* [What to produce]:
Give back exactly the lines from the beginning of the listing below to the line holding "(0,0) rectangle (522,448);", both ends included; the pictures stay out.

* [Data provided]:
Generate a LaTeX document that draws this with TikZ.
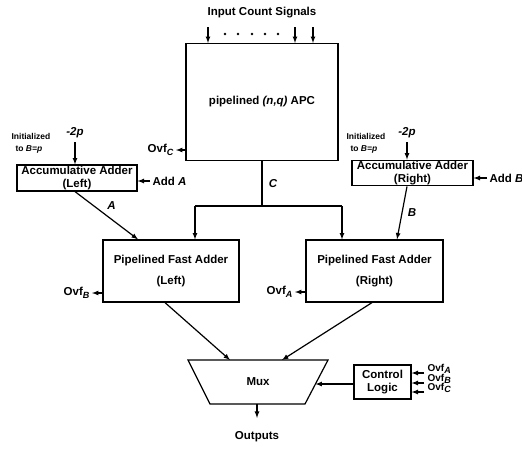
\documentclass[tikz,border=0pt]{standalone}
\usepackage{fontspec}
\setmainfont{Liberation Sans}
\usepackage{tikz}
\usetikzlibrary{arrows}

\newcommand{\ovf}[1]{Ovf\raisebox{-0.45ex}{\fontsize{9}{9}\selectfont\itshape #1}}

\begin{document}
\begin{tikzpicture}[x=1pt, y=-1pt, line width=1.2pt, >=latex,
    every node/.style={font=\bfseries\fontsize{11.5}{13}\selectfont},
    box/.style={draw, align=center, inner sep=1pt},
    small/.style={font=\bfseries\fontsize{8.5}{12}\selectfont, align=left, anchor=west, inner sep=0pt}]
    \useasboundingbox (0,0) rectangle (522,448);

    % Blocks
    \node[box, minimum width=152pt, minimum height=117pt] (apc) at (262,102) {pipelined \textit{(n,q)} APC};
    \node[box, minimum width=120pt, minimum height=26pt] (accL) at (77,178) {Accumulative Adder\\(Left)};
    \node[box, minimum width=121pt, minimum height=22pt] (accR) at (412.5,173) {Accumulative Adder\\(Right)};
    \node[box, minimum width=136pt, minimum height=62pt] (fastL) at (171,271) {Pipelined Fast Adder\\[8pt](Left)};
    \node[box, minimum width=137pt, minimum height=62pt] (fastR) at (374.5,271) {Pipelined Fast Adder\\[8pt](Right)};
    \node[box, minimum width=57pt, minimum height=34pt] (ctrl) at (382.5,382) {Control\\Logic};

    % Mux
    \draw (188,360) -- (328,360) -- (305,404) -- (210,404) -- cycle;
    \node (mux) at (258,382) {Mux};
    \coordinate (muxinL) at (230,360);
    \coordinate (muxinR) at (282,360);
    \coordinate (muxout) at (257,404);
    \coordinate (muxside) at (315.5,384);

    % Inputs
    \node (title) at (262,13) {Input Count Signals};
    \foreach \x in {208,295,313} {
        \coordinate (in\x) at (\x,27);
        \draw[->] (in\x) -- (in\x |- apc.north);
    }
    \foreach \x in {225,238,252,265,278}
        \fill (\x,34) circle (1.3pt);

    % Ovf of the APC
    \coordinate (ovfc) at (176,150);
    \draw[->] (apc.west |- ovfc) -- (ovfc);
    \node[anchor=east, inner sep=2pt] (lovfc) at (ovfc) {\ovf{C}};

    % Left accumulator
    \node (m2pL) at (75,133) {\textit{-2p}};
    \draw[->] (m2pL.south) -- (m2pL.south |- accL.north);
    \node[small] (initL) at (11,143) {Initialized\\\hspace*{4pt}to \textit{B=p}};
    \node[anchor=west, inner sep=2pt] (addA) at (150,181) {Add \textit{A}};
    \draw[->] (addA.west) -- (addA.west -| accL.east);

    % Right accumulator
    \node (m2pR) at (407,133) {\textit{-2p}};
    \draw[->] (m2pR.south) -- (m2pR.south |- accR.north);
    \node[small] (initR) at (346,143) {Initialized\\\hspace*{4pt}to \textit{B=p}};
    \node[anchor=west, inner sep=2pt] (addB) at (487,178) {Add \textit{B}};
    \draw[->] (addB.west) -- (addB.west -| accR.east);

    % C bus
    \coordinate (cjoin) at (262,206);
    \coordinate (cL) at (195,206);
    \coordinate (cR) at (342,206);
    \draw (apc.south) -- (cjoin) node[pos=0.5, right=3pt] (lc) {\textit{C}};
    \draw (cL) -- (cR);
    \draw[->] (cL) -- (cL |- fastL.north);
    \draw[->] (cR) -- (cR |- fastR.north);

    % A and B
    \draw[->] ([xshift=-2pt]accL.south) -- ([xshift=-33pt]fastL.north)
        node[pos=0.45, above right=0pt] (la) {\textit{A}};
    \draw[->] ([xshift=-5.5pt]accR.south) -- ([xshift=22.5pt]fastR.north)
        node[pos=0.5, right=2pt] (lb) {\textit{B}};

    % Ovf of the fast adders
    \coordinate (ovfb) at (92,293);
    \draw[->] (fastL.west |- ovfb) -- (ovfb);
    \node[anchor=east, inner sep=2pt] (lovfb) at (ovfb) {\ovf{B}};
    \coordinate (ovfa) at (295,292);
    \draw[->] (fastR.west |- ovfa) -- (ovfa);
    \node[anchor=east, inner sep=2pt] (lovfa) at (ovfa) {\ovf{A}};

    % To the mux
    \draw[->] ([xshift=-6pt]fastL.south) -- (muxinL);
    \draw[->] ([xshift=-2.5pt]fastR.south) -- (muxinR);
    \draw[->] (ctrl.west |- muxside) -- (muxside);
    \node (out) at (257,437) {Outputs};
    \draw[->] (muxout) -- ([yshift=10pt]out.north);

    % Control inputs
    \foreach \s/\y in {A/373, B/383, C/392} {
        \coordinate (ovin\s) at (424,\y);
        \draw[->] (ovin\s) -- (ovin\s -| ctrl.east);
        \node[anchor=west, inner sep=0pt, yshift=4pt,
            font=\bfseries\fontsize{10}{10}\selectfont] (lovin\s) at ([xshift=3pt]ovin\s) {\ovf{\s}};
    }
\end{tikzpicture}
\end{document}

* [Task response]:
Generate a LaTeX document that draws this with TikZ.
\documentclass[tikz,border=0pt]{standalone}
\usepackage{fontspec}
\setmainfont{Liberation Sans}
\usepackage{tikz}
\usetikzlibrary{arrows}

\newcommand{\ovf}[1]{Ovf\raisebox{-0.45ex}{\fontsize{9}{9}\selectfont\itshape #1}}

\begin{document}
\begin{tikzpicture}[x=1pt, y=-1pt, line width=1.2pt, >=latex,
    every node/.style={font=\bfseries\fontsize{11.5}{13}\selectfont},
    box/.style={draw, align=center, inner sep=1pt},
    small/.style={font=\bfseries\fontsize{8.5}{12}\selectfont, align=left, anchor=west, inner sep=0pt}]
    \useasboundingbox (0,0) rectangle (522,448);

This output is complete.